[time-nuts] A real world project need for timing accuracy...

Jean-Louis Oneto Jean-Louis.Oneto at obs-azur.fr
Wed Nov 3 00:47:26 UTC 2010


In the atmosphere, if your aperture is smaller than the R_0 (Fried 
parameter, typically about 1~2" in daylight, can be several feet by a still 
night), your resolution is similar to that corresponding at your aperture, 
and the whole image will seems to move. If your aperture is greater than 
R_0, the image will explode in several "speckles", each with a size 
corresponding to the diffraction limit of your aperture, grouped in a 
cluster corresponding to the diffranction limit of R_0, and the pattern of 
the speckle will change rapidly (several 10's of Hz). You can exploit the 
theoritical diffraction limit by using a fast camera, processing each frame 
(autocorrelation or FFT) and then averaging the results. (search "Speckle 
Interferometry" for details, that will hardly be low-cost or easy...)
HTH,
Regards,
Jean-Louis
----- Original Message ----- 
From: "Bob Camp" <lists at rtty.us>
To: "Discussion of precise time and frequency measurement" 
<time-nuts at febo.com>
Sent: Wednesday, November 03, 2010 12:04 AM
Subject: Re: [time-nuts] A real world project need for timing accuracy...


> Hi
>
> The Wikipedia numbers would all work out just fine in a vacuum or in 
> *very* still air.
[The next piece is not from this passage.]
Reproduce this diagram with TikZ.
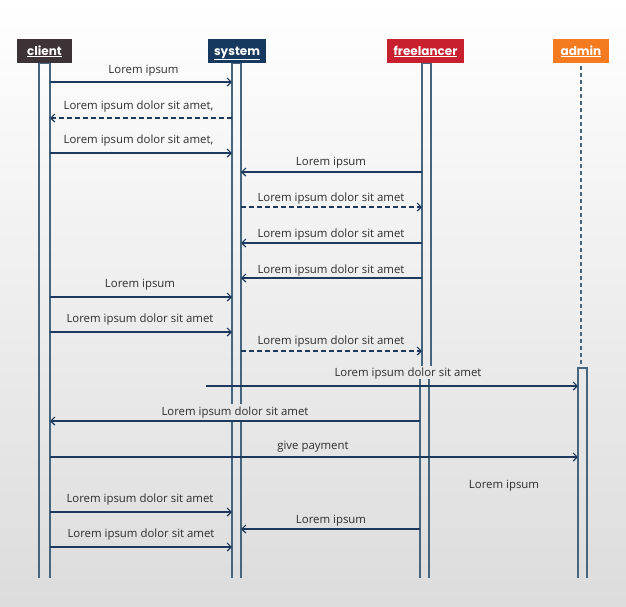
\documentclass[tikz,border=0pt]{standalone}
\usepackage{fontspec}
\setmainfont{Open Sans}
\newfontfamily\headfont{Poppins}
\usetikzlibrary{arrows.meta}
\definecolor{navy}{HTML}{1D3A5E}
\definecolor{barc}{HTML}{46657F}
\definecolor{txtc}{HTML}{2E2E2E}
\definecolor{bgbot}{HTML}{DCDCDC}
\definecolor{clientc}{HTML}{3D3236}
\definecolor{systemc}{HTML}{17395F}
\definecolor{freec}{HTML}{C8202F}
\definecolor{adminc}{HTML}{F47B20}
\tikzset{
  hdr/.style={text=white, font=\headfont\fontseries{sb}\selectfont\fontsize{12}{14}\selectfont, minimum height=24pt, inner sep=0pt, text depth=0pt},
  lbl/.style={text=txtc, font=\fontsize{11.4}{13}\selectfont, inner sep=0pt, yshift=-1.5pt},
  bar/.style={draw=barc, line width=1.4pt},
  msg/.style={draw=navy, line width=1.2pt, -{Straight Barb[length=4pt,width=8pt,line width=1.2pt]}},
  rmsg/.style={msg, dash pattern=on 5pt off 3pt}
}
\newcommand{\hul}[1]{\underline{#1}}
\begin{document}
\begin{tikzpicture}[x=1pt,y=-1pt]
\useasboundingbox (0,0) rectangle (626,606);
\shade[top color=white, bottom color=bgbot] (0,0) rectangle (626,606);

% headers
\node[hdr, fill=clientc, minimum width=55pt] (client) at (44.5,51) {};
\node[hdr, fill=systemc, minimum width=58pt] (system) at (237,51) {};
\node[hdr, fill=freec, minimum width=77pt] (freelancer) at (425.5,51) {};
\node[hdr, fill=adminc, minimum width=56pt] (admin) at (581,51) {};
\node[hdr, anchor=base] (tclient) at (44.5,55) {\hul{client}};
\node[hdr, anchor=base] (tsystem) at (237,55) {\hul{system}};
\node[hdr, anchor=base] (tfree) at (425.5,55) {\hul{freelancer}};
\node[hdr, anchor=base] (tadmin) at (581,55) {\hul{admin}};

% activation bars / lifelines
\draw[bar] (39,578) -- (39,63.5) -- (50,63.5) -- (50,578);
\draw[bar] (232,404) -- (232,63.5) -- (241,63.5) -- (241,404);
\draw[bar] (232,422) -- (232,578);
\draw[bar] (241,422) -- (241,578);
\draw[bar] (422,366) -- (422,63.5) -- (431,63.5) -- (431,366);
\draw[bar] (420,379) -- (420,578);
\draw[bar] (429,379) -- (429,578);
\draw[draw=barc, line width=1.5pt, dash pattern=on 4pt off 3pt] (581,66) -- (581,368);
\draw[bar] (578,578) -- (578,368) -- (587,368) -- (587,578);

% message end points
\coordinate (c1) at (50,82);   \coordinate (s1) at (232,82);
\coordinate (c2) at (50,118);  \coordinate (s2) at (232,118);
\coordinate (c3) at (50,153);  \coordinate (s3) at (232,153);
\coordinate (s4) at (241,172); \coordinate (f4) at (422,172);
\coordinate (s5) at (241,207); \coordinate (f5) at (422,207);
\coordinate (s6) at (241,243); \coordinate (f6) at (422,243);
\coordinate (s7) at (241,278); \coordinate (f7) at (422,278);
\coordinate (c8) at (50,297);  \coordinate (s8) at (232,297);
\coordinate (c9) at (50,332);  \coordinate (s9) at (232,332);
\coordinate (s10) at (241,351); \coordinate (f10) at (422,351);
\coordinate (x11) at (206,386); \coordinate (a11) at (578,386);
\coordinate (f12) at (420,421); \coordinate (c12) at (50,421);
\coordinate (c13) at (50,457); \coordinate (a13) at (578,457);
\coordinate (c15) at (50,512); \coordinate (s15) at (232,512);
\coordinate (f16) at (420,529); \coordinate (s16) at (241,529);
\coordinate (c17) at (50,547); \coordinate (s17) at (232,547);

% messages
\draw[msg] (c1) -- (s1);
\draw[rmsg] (s2) -- (c2);
\draw[msg] (c3) -- (s3);
\draw[msg] (f4) -- (s4);
\draw[rmsg] (s5) -- (f5);
\draw[msg] (f6) -- (s6);
\draw[msg] (f7) -- (s7);
\draw[msg] (c8) -- (s8);
\draw[msg] (c9) -- (s9);
\draw[rmsg] (s10) -- (f10);
\draw[msg] (x11) -- (a11);
\draw[msg] (f12) -- (c12);
\draw[msg] (c13) -- (a13);
\draw[msg] (c15) -- (s15);
\draw[msg] (f16) -- (s16);
\draw[msg] (c17) -- (s17);

% labels
\node[lbl] (l1) at (143.5,69) {Lorem ipsum};
\node[lbl] (l2) at (138.5,105.5) {Lorem ipsum dolor sit amet,};
\node[lbl] (l3) at (138.5,139.5) {Lorem ipsum dolor sit amet,};
\node[lbl] (l4) at (331,161.5) {Lorem ipsum};
\node[lbl] (l5) at (331,197) {Lorem ipsum dolor sit amet};
\node[lbl] (l6) at (331,233) {Lorem ipsum dolor sit amet};
\node[lbl] (l7) at (331,269) {Lorem ipsum dolor sit amet};
\node[lbl] (l8) at (140,283.5) {Lorem ipsum};
\node[lbl] (l9) at (140,318.5) {Lorem ipsum dolor sit amet};
\node[lbl] (l10) at (331,340.5) {Lorem ipsum dolor sit amet};
\node[lbl] (l11) at (408,372.5) {Lorem ipsum dolor sit amet};
\node[lbl] (l12) at (235,411) {Lorem ipsum dolor sit amet};
\node[lbl] (l13) at (313,445) {give payment};
\node[lbl] (l14) at (504,484) {Lorem ipsum};
\node[lbl] (l15) at (140,498) {Lorem ipsum dolor sit amet};
\node[lbl] (l16) at (331,519.5) {Lorem ipsum};
\node[lbl] (l17) at (141,533) {Lorem ipsum dolor sit amet};
\end{tikzpicture}
\end{document}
I have yet to find a real world situation (daylight) 
> where you are anywhere near those conditions.
>
> Bob
>
>
> On Nov 2, 2010, at 1:16 PM, Robert Darlington wrote:
>
>> Hi Jim,
>>
>> This doesnt' look right to me.  I'm getting roughly 2.3 inches at 2400 
>> feet
>> is 0.08 miliradians.    0.01  miliradians (1*10^-5 radians) at 2400 feet 
>> is
>> 0.288 inches (roughly 30 caliber).  Wikipedia says that to resolve 0.01
>> miliradians you need:
>>
>> R (in radians) = lambda / diameter (of scope)  (aka, Dawes Limit if you 
>> use
>> 562nm light)
>>
>> 1 * 10^-5 radians = 562nm (green) / X
>>
>> X= 5.62cm aperture or 2.2".    This is what it comes to on paper, in
>> practice you'd probably need something bigger because of atmospheric
>> effects, lens quality, and the like.
>>
>> That being said, I can't see my holes at 300 yards with my Leupold scope
>> with an opening greater than an inch.  I can just barely make them out at
>> 200 yards.  See http://en.wikipedia.org/wiki/Angular_resolution  - Also,
>> somebody please double check my math.
>>
>> -Bob
>>
>> On Tue, Nov 2, 2010 at 7:28 AM, jimlux <jimlux at earthlink.net> wrote:
>>
>>> Bob Camp wrote:
>>>
>>>> Hi
>>>>
>>>> Ok, I mis-understood the question.
>>>>
>>>> In my experience, you can have big buck (as in many thousands of 
>>>> dollars)
>>>> optics and not see .2" holes at 800 yards. The bull's eye is a *lot* 
>>>> bigger
>>>> than the hole the bullet made.
>>>>
>>>> 0.2" at 2400 ft is about 0.08 milliradian.. or 0.3 minutes of arc. 
>>>> Your
>>> eye can resolve about 1 minute of arc... I'm not questioning your
>>> experience, but it seem that even a moderate power scope should allow 
>>> you to
>>> see the holes.  As I recall, the Rayleigh limit for resolution is 
>>> something
>>> like 0.7 milliradian/mm of aperture, so 10-15 mm aperture would be in 
>>> the
>>> right ballpark..
>>>
>>> I can imagine needing more aperture than 3", though.. you're not 
>>> interested
>>> in resolving a star, but something more akin to separating dots.